Ho scoperto il community organizing studiano il modo in cui le campagne elettorali americane riuscivano a mobilitare migliaia di volontari per contattare porta a porta milioni di elettori. Non avrei mai detto che mi sarei trovato un giorno a partecipare a un porta a porta.
Tuttavia, lo scopo del neighborhood walk organizzato da Commong Ground oggi non era la registrazione al voto, seppure fra poche settimane qui si vota il governatore dello Stato. Lo scopo era quello che Keisha ha sintetizzato così ai 13 volontari che hanno partecipato. “Dobbiamo lavorare sull’immaginazione delle persone, perché per molti di loro è difficile esercitarla nella routine quotidiana. Per questo gli mostreremo la simulazione di come potrebbe diventare il campo sportivo della scuola superiore Washington nel loro quartiere. E poi dobbiamo piantare i semi per l’azione successiva, perché dovremo mobilitare migliaia di persone a chiamare i propri consiglieri comunali se vogliamo che Fair play diventi realtà”.
Whashington high school come potrebbe diventare
Il campo sportivo di Washington school come è oggi
Fair play è il nome della campagna per rinnovare le attrezzature sportive delle scuole di Milwaukee. E’ stata lanciata quando si è saputo che il comune vuole costruire un nuovo stadio per la squadra di basket locale, i Bucks,
spendendo circa 500 milioni di dollari. “Se con le nostre tasse volete costruire un nuovo stadio per una squadra di milionari, vogliamo che almeno una parte di quei soldi siano utilizzati per rinnovare i campi sportivi dei nostri giovani”.
Allie ha distribuito il materiale da consegnare, insieme a una mappa delle strade dove fare il porta a porta e uno script con gli argomenti principali con cui innestare la conversazione.
Fin qui nulla di particolarmente rilevante, considerato che il porta a porta è un’attività politica ordinaria qui in America. Ma la cosa più importante sta forse nel come.
L’appuntamento era differenziato. Prima di tutti i volontari Allie ha dato appuntamento ai due leader, Patty e Johnnie. Sono stati poi loro ad aiutare gli organizer nell’introdurre e spiegare l’azione agli altri volontari una volta arrivati.
I volontari erano tutti del quartiere e gli è stato suggerito di iniziare la conversazione dicendo che erano del quartiere, cresciuti lì o trasferiti. E gli è stato detto che se nessuno avesse risposto non dovevano lasciare materiale di fronte alla porta. “Vogliamo stabilire una relazione oggi, lasciamo materiale solo alle persone con cui parliamo e si dicono interessate”.
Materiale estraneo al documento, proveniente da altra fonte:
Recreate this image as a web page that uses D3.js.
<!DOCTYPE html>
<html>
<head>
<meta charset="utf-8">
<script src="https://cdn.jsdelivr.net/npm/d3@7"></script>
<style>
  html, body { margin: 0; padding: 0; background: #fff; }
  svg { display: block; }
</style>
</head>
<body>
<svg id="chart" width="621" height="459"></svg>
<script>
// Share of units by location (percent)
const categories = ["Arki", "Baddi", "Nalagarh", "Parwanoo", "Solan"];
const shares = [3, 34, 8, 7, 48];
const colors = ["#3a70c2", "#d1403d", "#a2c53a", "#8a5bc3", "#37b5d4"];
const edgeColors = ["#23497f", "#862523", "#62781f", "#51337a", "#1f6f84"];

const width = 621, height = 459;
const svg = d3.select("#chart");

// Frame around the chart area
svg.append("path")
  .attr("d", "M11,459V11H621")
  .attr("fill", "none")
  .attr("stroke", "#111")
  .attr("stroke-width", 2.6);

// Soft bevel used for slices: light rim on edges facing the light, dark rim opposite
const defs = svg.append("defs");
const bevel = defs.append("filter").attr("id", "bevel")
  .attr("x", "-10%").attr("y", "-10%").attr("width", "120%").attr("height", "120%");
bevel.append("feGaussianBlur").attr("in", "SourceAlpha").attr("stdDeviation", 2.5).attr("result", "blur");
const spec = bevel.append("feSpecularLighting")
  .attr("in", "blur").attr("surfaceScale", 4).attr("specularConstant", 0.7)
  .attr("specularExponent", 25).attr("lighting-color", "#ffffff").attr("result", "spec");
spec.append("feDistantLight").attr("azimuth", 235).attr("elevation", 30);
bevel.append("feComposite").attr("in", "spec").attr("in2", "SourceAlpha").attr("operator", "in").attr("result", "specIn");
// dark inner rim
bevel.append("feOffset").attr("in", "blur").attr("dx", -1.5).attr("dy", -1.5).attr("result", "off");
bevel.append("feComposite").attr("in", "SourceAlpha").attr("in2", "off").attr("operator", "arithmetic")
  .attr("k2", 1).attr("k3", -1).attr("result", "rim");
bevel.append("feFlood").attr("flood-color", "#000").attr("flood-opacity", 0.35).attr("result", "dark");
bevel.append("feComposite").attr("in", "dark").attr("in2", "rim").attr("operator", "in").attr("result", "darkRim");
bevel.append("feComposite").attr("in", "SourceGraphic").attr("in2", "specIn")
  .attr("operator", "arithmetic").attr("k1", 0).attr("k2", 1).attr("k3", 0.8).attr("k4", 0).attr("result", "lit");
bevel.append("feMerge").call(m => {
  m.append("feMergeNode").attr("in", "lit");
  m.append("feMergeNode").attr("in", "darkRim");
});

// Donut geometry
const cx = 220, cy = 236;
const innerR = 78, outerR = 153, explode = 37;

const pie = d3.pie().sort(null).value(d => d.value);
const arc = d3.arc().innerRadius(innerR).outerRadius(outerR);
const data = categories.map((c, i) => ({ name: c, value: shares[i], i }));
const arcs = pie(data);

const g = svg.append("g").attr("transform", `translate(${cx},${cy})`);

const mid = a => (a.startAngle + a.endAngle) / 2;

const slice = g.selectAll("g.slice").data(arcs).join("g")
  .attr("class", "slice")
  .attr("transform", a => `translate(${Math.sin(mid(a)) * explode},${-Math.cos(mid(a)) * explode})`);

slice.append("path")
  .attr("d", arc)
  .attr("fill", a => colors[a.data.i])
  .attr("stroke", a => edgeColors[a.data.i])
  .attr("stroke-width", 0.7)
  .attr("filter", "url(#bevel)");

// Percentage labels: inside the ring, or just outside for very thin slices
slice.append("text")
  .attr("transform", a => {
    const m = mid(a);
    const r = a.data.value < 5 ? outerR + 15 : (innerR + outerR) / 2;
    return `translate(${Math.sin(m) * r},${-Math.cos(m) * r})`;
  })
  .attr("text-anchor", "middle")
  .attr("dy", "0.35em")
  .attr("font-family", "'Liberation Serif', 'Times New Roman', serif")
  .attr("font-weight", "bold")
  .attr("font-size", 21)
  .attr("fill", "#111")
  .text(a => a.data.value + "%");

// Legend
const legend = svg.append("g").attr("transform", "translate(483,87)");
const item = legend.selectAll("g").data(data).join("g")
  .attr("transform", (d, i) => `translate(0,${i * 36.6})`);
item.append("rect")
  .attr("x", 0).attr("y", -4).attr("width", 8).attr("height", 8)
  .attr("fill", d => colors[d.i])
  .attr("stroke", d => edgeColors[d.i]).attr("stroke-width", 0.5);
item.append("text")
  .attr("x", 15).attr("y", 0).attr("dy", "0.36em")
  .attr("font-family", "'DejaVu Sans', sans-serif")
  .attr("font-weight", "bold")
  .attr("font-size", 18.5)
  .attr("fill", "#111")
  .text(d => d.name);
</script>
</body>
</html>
Jonnie mentre bussa a una delle porte
Io ho affiancato Johnnie e Tony, una donna di lontane origini italiane. Nonostante le porte aperte a metà, gli sguardi sospettosi, le scritte “no solicitors” alle porte, le persone che erano in casa hanno mostrato tutte interesse per quello che andavamo a dire. Il tutto sarà durato si e no un’ora e mezza e quando Jonnie ha detto che dovevamo tornare indietro il tempo era volato. Siamo riusciti a fare si e no la metà della strada che ci era stata assegnata. Però ci siamo interrotti mentre avevamo voglia di continuare. Il che mi ha ricordato una cosa che mi insegnò Olivier Malcolr rispetto agli spettacoli di teatro forum del teatro dell’oppresso: bisogna interrompere quando la gente ha ancora voglia di intervenire. Perché quello che abbiamo innestato non deve concludersi lì. La gente deve aver voglia di continuare a parlarne quando va via.
Come tutte le iniziativa della IAF il nostro neighborhood walk si è concluso con una valutazione. Ogni volontario è stato invitato a dire come era andata l’esperienza e cosa poteva essere migliorato. Qualcuno ha dato un suggerimento interessante. Ridurre il numero di strade in modo che si possa effettivamente concludere, e mandare due squadre nella stessa strada sui lati opposti. Così ci si da energia a vicenda. In effetti quanto tornando abbiamo incontrato una delle altre squadre, seppure non avessi mai visto quelle persone, era come incontrare dei conoscenti in un posto sperduto.